:: Your task ::
Go through the entries one line at a time, and gather every line that has the word "script".

START Available records

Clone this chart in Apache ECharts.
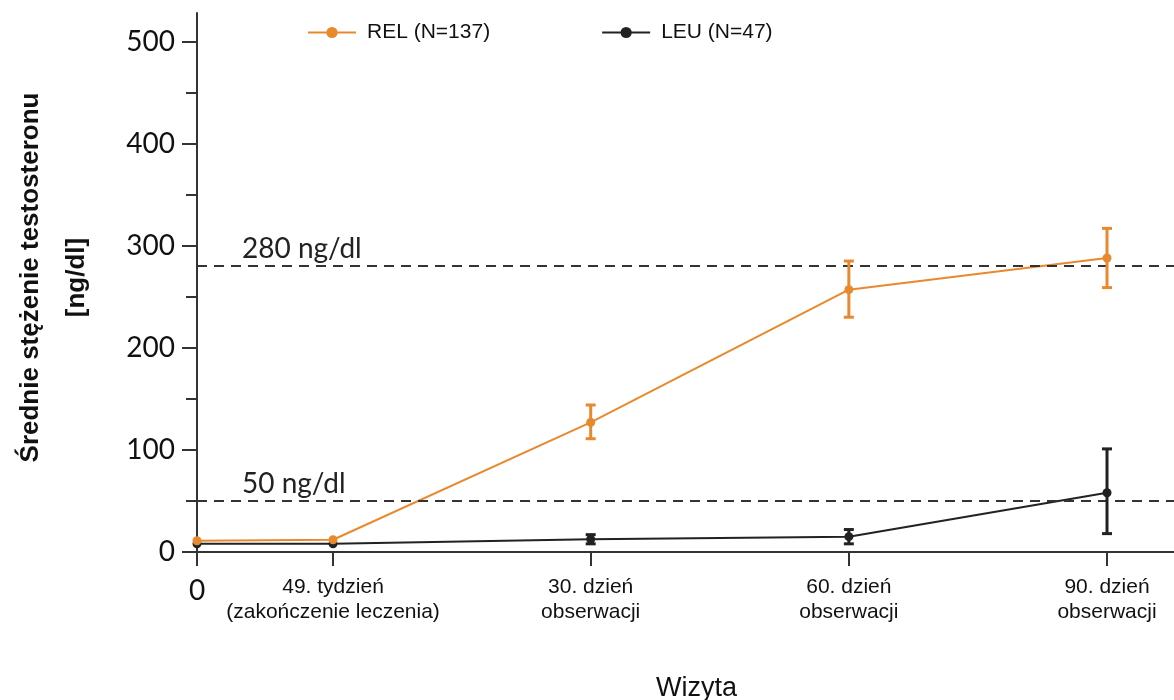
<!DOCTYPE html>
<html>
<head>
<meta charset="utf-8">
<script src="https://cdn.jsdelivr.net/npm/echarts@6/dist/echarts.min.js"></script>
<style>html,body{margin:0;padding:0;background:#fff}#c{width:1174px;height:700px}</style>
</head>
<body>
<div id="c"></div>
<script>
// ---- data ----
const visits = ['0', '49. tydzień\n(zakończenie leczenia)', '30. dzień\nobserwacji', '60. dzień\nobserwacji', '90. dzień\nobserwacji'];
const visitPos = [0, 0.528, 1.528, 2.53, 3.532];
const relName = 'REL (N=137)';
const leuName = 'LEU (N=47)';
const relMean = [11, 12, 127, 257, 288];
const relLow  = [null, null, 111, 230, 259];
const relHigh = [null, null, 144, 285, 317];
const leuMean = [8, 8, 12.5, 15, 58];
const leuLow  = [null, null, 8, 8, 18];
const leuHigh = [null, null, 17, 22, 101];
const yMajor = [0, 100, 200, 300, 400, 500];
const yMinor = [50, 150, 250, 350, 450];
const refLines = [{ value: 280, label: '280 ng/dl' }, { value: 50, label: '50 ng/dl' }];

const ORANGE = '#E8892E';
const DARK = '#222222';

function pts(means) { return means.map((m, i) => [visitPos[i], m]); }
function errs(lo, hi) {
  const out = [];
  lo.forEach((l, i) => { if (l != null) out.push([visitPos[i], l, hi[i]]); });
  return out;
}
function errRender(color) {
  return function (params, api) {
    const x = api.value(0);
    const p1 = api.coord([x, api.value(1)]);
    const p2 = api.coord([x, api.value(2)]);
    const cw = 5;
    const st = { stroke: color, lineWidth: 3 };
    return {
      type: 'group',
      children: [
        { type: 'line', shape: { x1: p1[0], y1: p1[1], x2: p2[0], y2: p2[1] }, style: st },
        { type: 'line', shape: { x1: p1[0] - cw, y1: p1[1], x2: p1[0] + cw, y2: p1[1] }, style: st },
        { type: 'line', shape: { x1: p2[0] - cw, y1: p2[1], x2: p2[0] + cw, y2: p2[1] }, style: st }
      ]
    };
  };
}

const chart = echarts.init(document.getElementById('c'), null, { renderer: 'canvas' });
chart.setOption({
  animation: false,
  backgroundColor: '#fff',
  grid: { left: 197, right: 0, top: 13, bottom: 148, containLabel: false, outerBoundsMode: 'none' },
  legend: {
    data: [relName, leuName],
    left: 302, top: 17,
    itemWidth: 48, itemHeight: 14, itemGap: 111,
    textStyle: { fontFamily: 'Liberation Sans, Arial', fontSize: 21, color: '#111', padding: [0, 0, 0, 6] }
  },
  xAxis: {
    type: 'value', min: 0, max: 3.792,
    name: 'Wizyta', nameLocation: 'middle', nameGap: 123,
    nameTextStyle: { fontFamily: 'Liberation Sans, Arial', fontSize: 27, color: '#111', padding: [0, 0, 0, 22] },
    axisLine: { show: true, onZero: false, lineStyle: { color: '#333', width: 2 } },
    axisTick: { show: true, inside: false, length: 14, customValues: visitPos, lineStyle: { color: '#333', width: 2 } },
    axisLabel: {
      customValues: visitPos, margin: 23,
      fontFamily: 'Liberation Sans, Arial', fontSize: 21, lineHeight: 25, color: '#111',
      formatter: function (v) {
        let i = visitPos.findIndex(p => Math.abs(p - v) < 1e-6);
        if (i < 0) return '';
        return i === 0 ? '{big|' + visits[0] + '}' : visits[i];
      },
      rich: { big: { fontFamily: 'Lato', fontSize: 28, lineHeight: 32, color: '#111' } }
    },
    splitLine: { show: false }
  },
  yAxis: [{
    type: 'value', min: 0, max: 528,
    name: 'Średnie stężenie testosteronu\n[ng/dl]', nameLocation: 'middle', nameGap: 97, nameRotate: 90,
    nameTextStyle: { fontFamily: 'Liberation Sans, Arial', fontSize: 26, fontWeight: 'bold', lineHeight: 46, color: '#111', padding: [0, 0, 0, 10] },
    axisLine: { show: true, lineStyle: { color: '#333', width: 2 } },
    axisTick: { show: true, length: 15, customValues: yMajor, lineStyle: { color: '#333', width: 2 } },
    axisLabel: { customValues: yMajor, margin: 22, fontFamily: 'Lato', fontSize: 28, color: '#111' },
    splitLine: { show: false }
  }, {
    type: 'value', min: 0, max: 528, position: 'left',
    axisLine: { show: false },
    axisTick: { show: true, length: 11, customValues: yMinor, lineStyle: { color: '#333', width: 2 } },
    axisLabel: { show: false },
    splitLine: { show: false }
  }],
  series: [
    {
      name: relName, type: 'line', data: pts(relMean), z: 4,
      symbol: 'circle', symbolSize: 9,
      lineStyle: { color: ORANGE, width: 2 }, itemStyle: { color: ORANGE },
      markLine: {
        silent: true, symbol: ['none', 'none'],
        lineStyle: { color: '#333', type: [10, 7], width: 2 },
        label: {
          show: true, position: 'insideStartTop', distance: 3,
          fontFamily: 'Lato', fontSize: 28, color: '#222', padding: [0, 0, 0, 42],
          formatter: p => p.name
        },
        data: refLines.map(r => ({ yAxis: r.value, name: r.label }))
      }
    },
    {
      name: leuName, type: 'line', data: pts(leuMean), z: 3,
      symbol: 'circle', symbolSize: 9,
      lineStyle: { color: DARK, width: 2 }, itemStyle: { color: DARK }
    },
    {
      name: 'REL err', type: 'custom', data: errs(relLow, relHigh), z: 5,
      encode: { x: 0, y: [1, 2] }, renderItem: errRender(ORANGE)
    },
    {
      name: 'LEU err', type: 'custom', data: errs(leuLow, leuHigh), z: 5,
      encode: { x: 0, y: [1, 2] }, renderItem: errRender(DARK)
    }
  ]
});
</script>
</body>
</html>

END Available records
START Available records

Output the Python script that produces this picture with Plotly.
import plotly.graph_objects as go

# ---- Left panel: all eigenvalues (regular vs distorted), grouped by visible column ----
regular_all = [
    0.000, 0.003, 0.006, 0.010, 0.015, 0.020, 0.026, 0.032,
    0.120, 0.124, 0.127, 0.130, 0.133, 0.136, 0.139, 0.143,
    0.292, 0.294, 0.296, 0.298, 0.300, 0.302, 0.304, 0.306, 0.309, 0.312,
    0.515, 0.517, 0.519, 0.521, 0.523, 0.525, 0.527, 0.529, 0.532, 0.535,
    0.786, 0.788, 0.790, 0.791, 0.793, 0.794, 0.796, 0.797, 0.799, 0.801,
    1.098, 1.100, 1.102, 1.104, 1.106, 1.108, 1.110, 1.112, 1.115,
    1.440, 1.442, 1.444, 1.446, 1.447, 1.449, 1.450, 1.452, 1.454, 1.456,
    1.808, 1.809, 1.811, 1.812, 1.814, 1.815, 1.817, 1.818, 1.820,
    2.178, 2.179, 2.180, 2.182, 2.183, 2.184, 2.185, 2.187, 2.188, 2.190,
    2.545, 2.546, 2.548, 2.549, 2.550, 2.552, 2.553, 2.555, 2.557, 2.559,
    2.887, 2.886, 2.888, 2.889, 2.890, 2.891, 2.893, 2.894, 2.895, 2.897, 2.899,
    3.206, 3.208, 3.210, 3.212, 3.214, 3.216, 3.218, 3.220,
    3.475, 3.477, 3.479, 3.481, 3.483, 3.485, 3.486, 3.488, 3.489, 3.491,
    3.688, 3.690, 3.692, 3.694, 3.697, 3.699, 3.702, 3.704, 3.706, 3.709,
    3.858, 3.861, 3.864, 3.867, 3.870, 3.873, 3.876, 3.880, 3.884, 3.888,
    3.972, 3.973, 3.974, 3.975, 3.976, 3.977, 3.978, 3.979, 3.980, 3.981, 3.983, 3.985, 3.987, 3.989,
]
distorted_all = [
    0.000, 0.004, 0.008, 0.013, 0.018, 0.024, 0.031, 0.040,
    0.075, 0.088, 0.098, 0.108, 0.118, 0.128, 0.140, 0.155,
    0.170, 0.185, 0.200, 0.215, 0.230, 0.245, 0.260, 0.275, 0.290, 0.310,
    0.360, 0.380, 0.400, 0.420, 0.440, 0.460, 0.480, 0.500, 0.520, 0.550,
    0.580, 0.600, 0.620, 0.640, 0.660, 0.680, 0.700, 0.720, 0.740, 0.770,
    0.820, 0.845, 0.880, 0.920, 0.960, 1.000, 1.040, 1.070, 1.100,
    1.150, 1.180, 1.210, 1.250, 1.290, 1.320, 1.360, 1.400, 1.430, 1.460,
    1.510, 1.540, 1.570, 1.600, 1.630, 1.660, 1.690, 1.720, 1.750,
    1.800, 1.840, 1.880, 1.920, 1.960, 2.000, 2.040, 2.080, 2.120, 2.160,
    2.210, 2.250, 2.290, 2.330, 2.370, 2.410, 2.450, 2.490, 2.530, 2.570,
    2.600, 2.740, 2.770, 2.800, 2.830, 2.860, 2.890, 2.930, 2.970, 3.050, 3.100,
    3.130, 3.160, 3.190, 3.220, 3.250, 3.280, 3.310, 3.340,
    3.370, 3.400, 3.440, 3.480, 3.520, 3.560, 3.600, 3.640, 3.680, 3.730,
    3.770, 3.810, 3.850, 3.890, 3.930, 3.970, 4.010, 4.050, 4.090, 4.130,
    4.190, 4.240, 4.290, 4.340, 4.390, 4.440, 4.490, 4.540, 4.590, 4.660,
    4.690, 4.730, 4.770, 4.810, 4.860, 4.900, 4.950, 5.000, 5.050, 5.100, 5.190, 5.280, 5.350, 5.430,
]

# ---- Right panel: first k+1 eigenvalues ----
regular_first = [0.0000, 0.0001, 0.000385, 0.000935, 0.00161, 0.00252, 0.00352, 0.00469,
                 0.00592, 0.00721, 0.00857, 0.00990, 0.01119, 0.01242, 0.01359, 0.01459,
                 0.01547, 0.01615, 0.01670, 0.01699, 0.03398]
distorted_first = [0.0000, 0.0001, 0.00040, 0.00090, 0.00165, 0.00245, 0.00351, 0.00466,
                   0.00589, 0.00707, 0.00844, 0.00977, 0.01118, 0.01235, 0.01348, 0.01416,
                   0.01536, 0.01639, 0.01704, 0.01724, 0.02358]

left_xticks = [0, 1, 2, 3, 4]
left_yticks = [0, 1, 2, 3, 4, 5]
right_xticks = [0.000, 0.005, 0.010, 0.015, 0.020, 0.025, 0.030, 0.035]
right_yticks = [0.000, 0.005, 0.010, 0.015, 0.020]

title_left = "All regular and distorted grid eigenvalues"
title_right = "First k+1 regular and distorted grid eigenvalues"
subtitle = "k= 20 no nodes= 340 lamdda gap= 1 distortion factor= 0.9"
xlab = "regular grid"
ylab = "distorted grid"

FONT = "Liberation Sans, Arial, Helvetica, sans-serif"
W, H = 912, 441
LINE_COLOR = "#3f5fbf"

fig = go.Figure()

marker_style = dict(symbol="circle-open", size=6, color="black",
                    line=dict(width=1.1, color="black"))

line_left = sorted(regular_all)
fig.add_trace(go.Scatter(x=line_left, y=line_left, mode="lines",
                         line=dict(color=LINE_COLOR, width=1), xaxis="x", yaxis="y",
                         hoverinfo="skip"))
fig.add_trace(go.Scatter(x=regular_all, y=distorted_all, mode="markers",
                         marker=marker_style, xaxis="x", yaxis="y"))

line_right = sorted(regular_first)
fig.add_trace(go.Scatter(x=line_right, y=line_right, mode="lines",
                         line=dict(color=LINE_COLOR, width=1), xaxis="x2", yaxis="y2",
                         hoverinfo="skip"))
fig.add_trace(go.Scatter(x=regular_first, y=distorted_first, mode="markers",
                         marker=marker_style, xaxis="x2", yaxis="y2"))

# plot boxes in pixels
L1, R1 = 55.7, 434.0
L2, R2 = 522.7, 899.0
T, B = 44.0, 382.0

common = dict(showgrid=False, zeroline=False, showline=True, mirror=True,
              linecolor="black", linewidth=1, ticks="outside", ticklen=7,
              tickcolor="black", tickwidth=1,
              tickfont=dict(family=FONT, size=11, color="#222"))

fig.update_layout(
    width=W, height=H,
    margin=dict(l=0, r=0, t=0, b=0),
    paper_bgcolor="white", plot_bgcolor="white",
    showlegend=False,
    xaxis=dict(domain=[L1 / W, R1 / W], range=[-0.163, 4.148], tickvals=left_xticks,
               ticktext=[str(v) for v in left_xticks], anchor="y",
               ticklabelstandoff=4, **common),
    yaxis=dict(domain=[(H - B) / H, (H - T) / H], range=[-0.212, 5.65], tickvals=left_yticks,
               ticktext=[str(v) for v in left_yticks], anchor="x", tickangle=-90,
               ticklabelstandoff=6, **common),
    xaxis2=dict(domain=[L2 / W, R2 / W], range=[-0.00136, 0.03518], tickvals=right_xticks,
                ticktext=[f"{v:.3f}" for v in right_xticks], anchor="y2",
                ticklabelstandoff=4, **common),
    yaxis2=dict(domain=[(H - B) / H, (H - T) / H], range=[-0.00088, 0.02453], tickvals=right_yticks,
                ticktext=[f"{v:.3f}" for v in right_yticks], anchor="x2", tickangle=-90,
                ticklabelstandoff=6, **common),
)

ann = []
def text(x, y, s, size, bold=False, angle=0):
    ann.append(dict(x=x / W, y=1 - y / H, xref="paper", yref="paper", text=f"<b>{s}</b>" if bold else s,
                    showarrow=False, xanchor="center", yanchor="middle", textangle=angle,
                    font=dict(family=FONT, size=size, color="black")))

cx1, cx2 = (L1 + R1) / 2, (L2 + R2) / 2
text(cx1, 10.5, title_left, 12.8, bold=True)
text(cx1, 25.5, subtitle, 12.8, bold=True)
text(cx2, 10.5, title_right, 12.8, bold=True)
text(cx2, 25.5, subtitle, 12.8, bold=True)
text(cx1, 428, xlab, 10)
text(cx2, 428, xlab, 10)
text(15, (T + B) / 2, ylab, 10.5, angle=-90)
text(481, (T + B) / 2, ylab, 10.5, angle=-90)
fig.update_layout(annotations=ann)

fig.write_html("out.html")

END Available records
START Available records

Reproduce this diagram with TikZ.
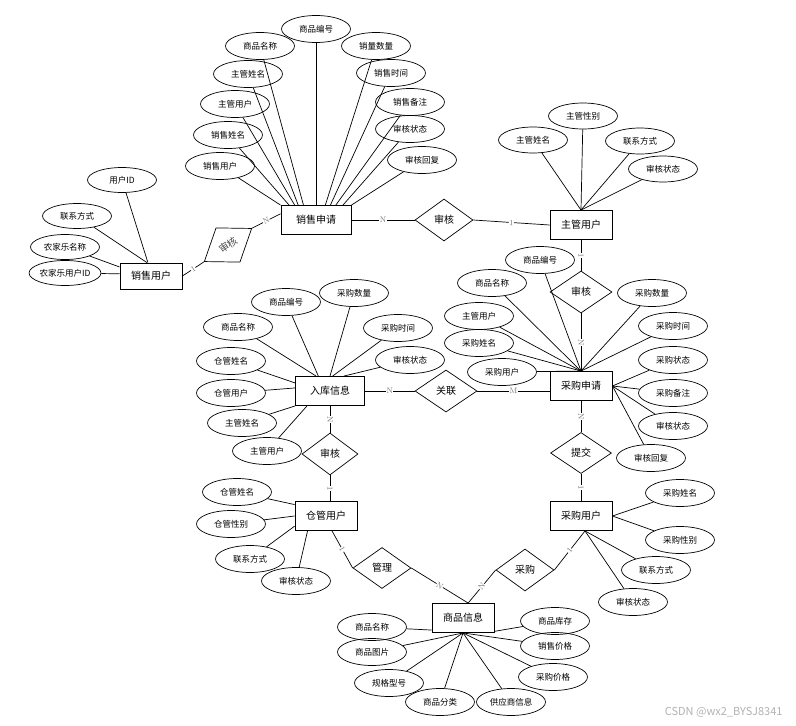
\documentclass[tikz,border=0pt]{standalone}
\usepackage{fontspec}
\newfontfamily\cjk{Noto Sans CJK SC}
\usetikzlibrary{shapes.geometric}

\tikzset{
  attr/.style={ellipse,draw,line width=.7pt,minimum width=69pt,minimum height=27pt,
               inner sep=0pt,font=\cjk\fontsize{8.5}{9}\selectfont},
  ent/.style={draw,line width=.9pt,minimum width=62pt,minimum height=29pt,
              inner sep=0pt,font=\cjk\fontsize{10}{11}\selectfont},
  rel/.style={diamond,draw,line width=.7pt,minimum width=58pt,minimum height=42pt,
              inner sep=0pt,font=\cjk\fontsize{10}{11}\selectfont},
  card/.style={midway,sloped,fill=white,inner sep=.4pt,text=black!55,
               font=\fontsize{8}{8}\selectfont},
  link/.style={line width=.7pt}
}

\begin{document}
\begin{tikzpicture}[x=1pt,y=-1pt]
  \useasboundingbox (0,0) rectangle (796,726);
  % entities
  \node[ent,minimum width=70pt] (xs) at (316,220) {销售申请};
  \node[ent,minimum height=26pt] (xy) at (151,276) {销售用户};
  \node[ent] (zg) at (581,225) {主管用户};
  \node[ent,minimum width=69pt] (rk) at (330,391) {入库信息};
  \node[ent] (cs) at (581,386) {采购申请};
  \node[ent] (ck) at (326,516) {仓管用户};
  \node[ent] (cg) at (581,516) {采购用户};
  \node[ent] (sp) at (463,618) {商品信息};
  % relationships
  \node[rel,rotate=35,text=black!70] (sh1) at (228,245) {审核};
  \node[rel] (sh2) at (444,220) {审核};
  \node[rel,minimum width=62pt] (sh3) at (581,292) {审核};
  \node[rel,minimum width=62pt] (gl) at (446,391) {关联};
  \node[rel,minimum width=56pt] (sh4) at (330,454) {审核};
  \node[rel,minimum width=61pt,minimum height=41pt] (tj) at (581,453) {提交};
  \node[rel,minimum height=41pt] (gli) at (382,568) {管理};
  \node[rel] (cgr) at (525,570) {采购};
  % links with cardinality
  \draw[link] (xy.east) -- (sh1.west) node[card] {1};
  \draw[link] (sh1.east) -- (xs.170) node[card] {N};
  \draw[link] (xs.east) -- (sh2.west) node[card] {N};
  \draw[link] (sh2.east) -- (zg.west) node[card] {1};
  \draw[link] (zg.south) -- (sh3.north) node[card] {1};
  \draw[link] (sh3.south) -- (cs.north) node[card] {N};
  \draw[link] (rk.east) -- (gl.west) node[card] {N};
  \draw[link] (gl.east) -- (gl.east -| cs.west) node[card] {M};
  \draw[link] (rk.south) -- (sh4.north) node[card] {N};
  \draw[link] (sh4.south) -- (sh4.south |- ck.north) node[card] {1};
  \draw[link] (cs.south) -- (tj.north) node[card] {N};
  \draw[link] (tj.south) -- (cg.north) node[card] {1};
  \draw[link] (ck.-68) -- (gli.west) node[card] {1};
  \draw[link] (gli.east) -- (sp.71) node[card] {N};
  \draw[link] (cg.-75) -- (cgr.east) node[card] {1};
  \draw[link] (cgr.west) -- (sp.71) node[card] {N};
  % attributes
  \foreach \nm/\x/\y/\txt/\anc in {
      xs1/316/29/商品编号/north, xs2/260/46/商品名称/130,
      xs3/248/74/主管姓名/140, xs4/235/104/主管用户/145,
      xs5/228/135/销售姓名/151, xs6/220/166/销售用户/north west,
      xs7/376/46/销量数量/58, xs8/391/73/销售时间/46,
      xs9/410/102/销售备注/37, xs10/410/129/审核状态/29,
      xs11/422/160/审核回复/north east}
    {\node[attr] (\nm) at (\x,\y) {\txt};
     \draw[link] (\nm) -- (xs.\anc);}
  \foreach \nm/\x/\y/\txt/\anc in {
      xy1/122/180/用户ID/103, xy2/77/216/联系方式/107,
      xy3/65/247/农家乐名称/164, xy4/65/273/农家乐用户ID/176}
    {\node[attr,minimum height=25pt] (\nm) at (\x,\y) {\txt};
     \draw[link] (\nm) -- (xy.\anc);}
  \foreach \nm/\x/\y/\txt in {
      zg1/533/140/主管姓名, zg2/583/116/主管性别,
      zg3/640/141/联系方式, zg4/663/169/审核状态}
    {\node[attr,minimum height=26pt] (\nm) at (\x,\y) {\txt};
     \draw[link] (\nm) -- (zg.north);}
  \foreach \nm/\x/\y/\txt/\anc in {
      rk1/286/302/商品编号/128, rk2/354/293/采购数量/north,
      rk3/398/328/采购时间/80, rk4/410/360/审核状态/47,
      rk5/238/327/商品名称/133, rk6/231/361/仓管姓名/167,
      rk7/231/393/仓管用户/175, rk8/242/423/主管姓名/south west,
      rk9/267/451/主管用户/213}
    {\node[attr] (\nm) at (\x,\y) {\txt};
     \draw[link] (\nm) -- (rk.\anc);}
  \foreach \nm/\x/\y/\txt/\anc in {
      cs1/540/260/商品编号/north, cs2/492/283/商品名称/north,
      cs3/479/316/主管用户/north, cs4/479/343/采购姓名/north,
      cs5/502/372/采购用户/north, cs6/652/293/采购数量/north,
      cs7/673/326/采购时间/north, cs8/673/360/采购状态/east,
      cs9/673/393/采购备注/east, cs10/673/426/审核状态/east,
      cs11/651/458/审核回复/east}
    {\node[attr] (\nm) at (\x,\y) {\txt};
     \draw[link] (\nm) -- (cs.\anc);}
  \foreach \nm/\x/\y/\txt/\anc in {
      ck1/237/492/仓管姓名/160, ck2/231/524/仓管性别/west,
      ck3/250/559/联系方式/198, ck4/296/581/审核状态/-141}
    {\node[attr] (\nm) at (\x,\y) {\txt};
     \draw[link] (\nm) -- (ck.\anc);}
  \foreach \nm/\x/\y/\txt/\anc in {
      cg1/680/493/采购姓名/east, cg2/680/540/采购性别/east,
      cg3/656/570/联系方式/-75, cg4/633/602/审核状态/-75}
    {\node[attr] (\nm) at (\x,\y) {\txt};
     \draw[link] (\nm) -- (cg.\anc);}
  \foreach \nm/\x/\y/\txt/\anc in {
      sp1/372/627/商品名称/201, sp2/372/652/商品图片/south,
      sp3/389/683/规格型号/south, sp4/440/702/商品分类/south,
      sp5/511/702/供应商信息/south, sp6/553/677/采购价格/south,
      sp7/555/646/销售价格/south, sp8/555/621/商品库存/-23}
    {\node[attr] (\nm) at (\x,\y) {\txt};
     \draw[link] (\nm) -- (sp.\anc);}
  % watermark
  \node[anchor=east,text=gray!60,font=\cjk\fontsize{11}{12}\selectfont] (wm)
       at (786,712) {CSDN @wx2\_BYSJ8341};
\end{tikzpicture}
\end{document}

END Available records

:: Exercise output ::
<script src="https://cdn.jsdelivr.net/npm/echarts@6/dist/echarts.min.js"></script>
<script>
</script>
Output the Python script that produces this picture with Plotly.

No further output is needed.